What is the English Literature CLEP Test?

Many current and future college students wish to "rack up" course credits without formally registering for a class. Perhaps you want to enter college with sophomore standing, to save a year's tuition; or perhaps you want to get credit in a certain subject so that you can bypass introductory classes and head straight for more interesting seminars. Whatever your purpose, one way to achieve college credit is by taking CLEP exams. The CLEP program allows you to demonstrate college-level knowledge, whether you earned it in a classroom, from independent reading or at a job. Participating colleges will give you English course credit if you pass the English CLEP test.
  1. What is CLEP?

    • The College Board--the same company that brings you the SAT and AP exams--administers the College-Level Examination Program, CLEP, which offers exams in 34 subjects, including English Literature. Almost 3,000 American colleges offer credit for high CLEP scores or allow those with high scores to skip freshman-level classes.

      So, the difference between a CLEP test and an AP (Advanced Placement) test: AP exams are open only to high school students who have taken an authorized AP course. But you can take a CLEP test at any time in your life (such as during the summer between college years), and you can study for them any way you want.

    Overview of the Exam

    • The essay section on this exam is not required by every college.

      On the English Literature CLEP you have 90 minutes to answer about 95 multiple-choice questions about major British works of literature (there is a separate exam for American Literature), literary terms like "metaphor" and "personification," and literary forms like sonnets and ballads.

      There is an optional essay question; check whether your college requires it. The essay section requires you to spend 35 to 40 minutes writing an essay in which you analyze a poem that is given to you. Then, you have another 50 to 55 minutes to write an essay in which you use a work of literature that you know well to support a statement that is given to you (you can choose from two options). The essays are graded by faculty members at your college.

    Skills You Need

    • The exam tests your ability to identify stylistic elements in a text, such as imagery and metaphor.

      Of the 95 required questions on the CLEP exam, more than half (60 to 65 percent) test your skills. Tested skills include your ability to identify a text's tone and mood, to perceive imagery when it is present, to understand the flow of logic in a piece of literary criticism and to analyze a text's form and stylistic elements.

    Knowledge You Need

    • You might be given a passage and be asked to identify its author.

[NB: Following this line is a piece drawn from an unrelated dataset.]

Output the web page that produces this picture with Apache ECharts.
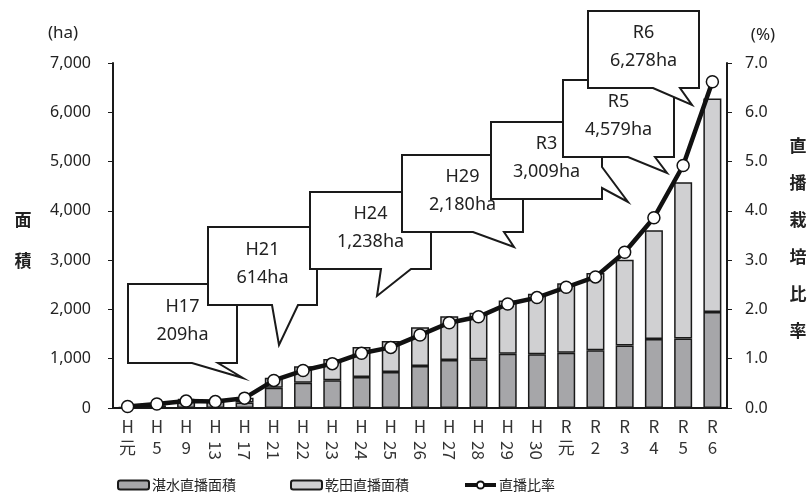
<!DOCTYPE html>
<html>
<head>
<meta charset="utf-8">
<script src="https://cdn.jsdelivr.net/npm/echarts@6/dist/echarts.min.js"></script>
<style>
  html, body { margin: 0; padding: 0; background: #fff; }
  #main { width: 811px; height: 496px; }
</style>
</head>
<body>
<div id="main"></div>
<script>
// 年次
const categories = ['H元', 'H5', 'H9', 'H13', 'H17', 'H21', 'H22', 'H23', 'H24', 'H25', 'H26',
  'H27', 'H28', 'H29', 'H30', 'R元', 'R2', 'R3', 'R4', 'R5', 'R6']
// 湛水直播面積 (ha)
const tansuiArea = [10, 40, 160, 130, 110, 410, 510, 565, 630, 730, 850, 975, 990, 1100, 1090, 1120, 1170, 1270, 1400, 1410, 1950]
// 乾田直播面積 (ha)
const kandenArea = [0, 0, 30, 30, 99, 204, 339, 428, 608, 630, 787, 885, 945, 1080, 1230, 1413, 1567, 1739, 2204, 3169, 4328]
// 直播比率 (%)
const ratio = [0.03, 0.08, 0.14, 0.13, 0.2, 0.56, 0.76, 0.9, 1.11, 1.23, 1.48, 1.73, 1.85, 2.11, 2.24, 2.45, 2.66, 3.16, 3.86, 4.92, 6.62]
// 吹き出しを付ける年次
const calloutCats = ['H17', 'H21', 'H24', 'H29', 'R3', 'R5', 'R6']
const leftTicks = [0, 7000, 1000]
const rightTicks = [0, 7, 1]

// 吹き出しの配置 [左, 上, 右, 下], 尾の根元と先端
const calloutLayout = [
  { box: [128, 284, 237, 363], side: 'bottom', base: [192, 218], tip: [243, 378] },
  { box: [208, 227, 317, 305], side: 'bottom', base: [272, 298], tip: [279, 345] },
  { box: [310, 192, 431, 269], side: 'bottom', base: [381, 411], tip: [377, 296] },
  { box: [402, 155, 523, 232], side: 'bottom', base: [473, 504], tip: [514, 247] },
  { box: [491, 122, 602, 199], side: 'right', base: [167, 188], tip: [628, 202] },
  { box: [563, 80, 674, 157], side: 'bottom', base: [628, 655], tip: [667, 173] },
  { box: [588, 11, 699, 88], side: 'bottom', base: [653, 680], tip: [692, 105] }
]

const FONT = "'Noto Sans', 'Noto Sans CJK JP', sans-serif"
const JP = "'Noto Sans CJK JP', sans-serif"
const INK = '#1a1a1a'

function fmt (v) {
  return String(v).replace(/\B(?=(\d{3})+(?!\d))/g, ',')
}

function bubblePoints (c) {
  const [l, t, r, b] = c.box
  if (c.side === 'right') {
    return [[l, t], [r, t], [r, c.base[0]], c.tip, [r, c.base[1]], [r, b], [l, b]]
  }
  return [[l, t], [r, t], [r, b], [c.base[1], b], c.tip, [c.base[0], b], [l, b]]
}

function buildGraphic () {
  const els = []
  calloutCats.forEach((cat, i) => {
    const c = calloutLayout[i]
    const idx = categories.indexOf(cat)
    const total = tansuiArea[idx] + kandenArea[idx]
    els.push({
      type: 'polygon',
      z: 100,
      shape: { points: bubblePoints(c) },
      style: { fill: '#fff', stroke: INK, lineWidth: 2 }
    })
    els.push({
      type: 'text',
      z: 101,
      x: (c.box[0] + c.box[2]) / 2,
      y: (c.box[1] + c.box[3]) / 2 - 2.5,
      style: {
        text: cat + '\n' + fmt(total) + 'ha',
        font: '18px ' + FONT,
        fill: '#222',
        align: 'center',
        verticalAlign: 'middle',
        lineHeight: 28
      }
    })
  })
  // 軸の単位と縦書きタイトル
  els.push({ type: 'text', x: 63, y: 33, style: { text: '(ha)', font: '17px ' + FONT, fill: '#222', align: 'center', verticalAlign: 'middle' } })
  els.push({ type: 'text', x: 763, y: 35, style: { text: '(%)', font: '17px ' + FONT, fill: '#222', align: 'center', verticalAlign: 'middle' } })
  els.push({ type: 'text', x: 23, y: 240, style: { text: '面\n積', font: 'bold 17px ' + JP, fill: '#222', align: 'center', verticalAlign: 'middle', lineHeight: 41 } })
  els.push({ type: 'text', x: 798, y: 238, style: { text: '直\n播\n栽\n培\n比\n率', font: 'bold 17px ' + JP, fill: '#222', align: 'center', verticalAlign: 'middle', lineHeight: 37 } })
  return els
}

const chart = echarts.init(document.getElementById('main'))

const option = {
  animation: false,
  textStyle: { fontFamily: FONT },
  grid: { left: 113, right: 84, top: 63, bottom: 88, outerBoundsMode: 'none' },
  legend: {
    left: 117,
    top: 478,
    padding: 0,
    itemGap: 54,
    itemWidth: 31,
    itemHeight: 9,
    selectedMode: false,
    textStyle: { fontFamily: JP, fontSize: 14, color: '#222', padding: [0, 0, 0, -2] },
    data: ['湛水直播面積', '乾田直播面積', { name: '直播比率', lineStyle: { width: 4 } }]
  },
  xAxis: [
    {
      type: 'category',
      data: categories,
      axisLine: { lineStyle: { color: INK, width: 2 } },
      axisTick: { show: false },
      axisLabel: {
        interval: 0,
        margin: 8,
        color: '#333',
        fontFamily: JP,
        fontSize: 17,
        lineHeight: 21,
        formatter: v => (v.length === 2 ? v[0] + '\n' + v[1] : v[0])
      }
    },
    {
      // 二桁の数字は横倒し
      type: 'category',
      data: categories,
      position: 'bottom',
      axisLine: { show: false },
      axisTick: { show: false },
      splitLine: { show: false },
      axisLabel: {
        interval: 0,
        margin: 33,
        rotate: -90,
        color: '#333',
        fontFamily: JP,
        fontSize: 17,
        formatter: v => (v.length === 3 ? v.slice(1) : '')
      }
    }
  ],
  yAxis: [
    {
      type: 'value',
      min: leftTicks[0],
      max: leftTicks[1],
      interval: leftTicks[2],
      axisLine: { show: true, lineStyle: { color: INK, width: 2 } },
      axisTick: { show: true, length: 5, lineStyle: { color: INK, width: 1 } },
      splitLine: { show: false },
      axisLabel: { margin: 22, color: '#222', fontSize: 16, formatter: v => fmt(v) }
    },
    {
      type: 'value',
      position: 'right',
      min: rightTicks[0],
      max: rightTicks[1],
      interval: rightTicks[2],
      axisLine: { show: true, lineStyle: { color: INK, width: 2 } },
      axisTick: { show: true, length: 5, lineStyle: { color: INK, width: 1 } },
      splitLine: { show: false },
      axisLabel: { margin: 18, color: '#222', fontSize: 16, formatter: v => v.toFixed(1) }
    }
  ],
  series: [
    {
      name: '湛水直播面積',
      type: 'bar',
      stack: 'area',
      barWidth: 18,
      data: tansuiArea,
      itemStyle: { color: '#a6a6a9', borderColor: INK, borderWidth: 1.5 }
    },
    {
      name: '乾田直播面積',
      type: 'bar',
      stack: 'area',
      barWidth: 18,
      data: kandenArea,
      itemStyle: { color: '#d0d0d2', borderColor: INK, borderWidth: 1.5 }
    },
    {
      name: '直播比率',
      type: 'line',
      yAxisIndex: 1,
      data: ratio,
      z: 5,
      symbol: 'circle',
      symbolSize: 12,
      lineStyle: { color: '#111', width: 4.5 },
      itemStyle: { color: '#fff', borderColor: '#111', borderWidth: 1.5 }
    }
  ],
  graphic: buildGraphic()
}

chart.setOption(option)
</script>
</body>
</html>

      About 35 to 40 percent of the CLEP English Literature questions don't test what you can do but rather what you know. You'll have to identify the authors of famous passages to show that you've read those works, and demonstrate knowledge of literary terms like "alliteration" and "irony." There might be questions asking you to identify the metrical patterns in lines of poetry, so you need to understand concepts like "iambic pentameter." You might be given a literary passage that refers to another great work of literature and be asked to identify the reference.

    How to Prepare

    • Anthologies expose you to a wide variety of works compiled in one volume.

      The CLEP English Literature exam assumes that you have read a wide variety of books, short stories and poems from a spectrum of time periods (starting with "Beowulf") and that you have a sense of how English writing has changed over the years.

      The College Board provides a list of suggested readings to help you prepare. It recommends that you read more than one literature anthology (such as the "Norton Anthology of English Literature" and the "Oxford Anthology of English Literature"). If an anthology contains an excerpt from a novel, the Board suggests you read the entire novel.

      For the essay section, the College Board provides a list of recommended writing handbooks and recommends that you write as many essays as possible to practice, and have a trusted peer or experienced teacher check your work and offer advice for improvement.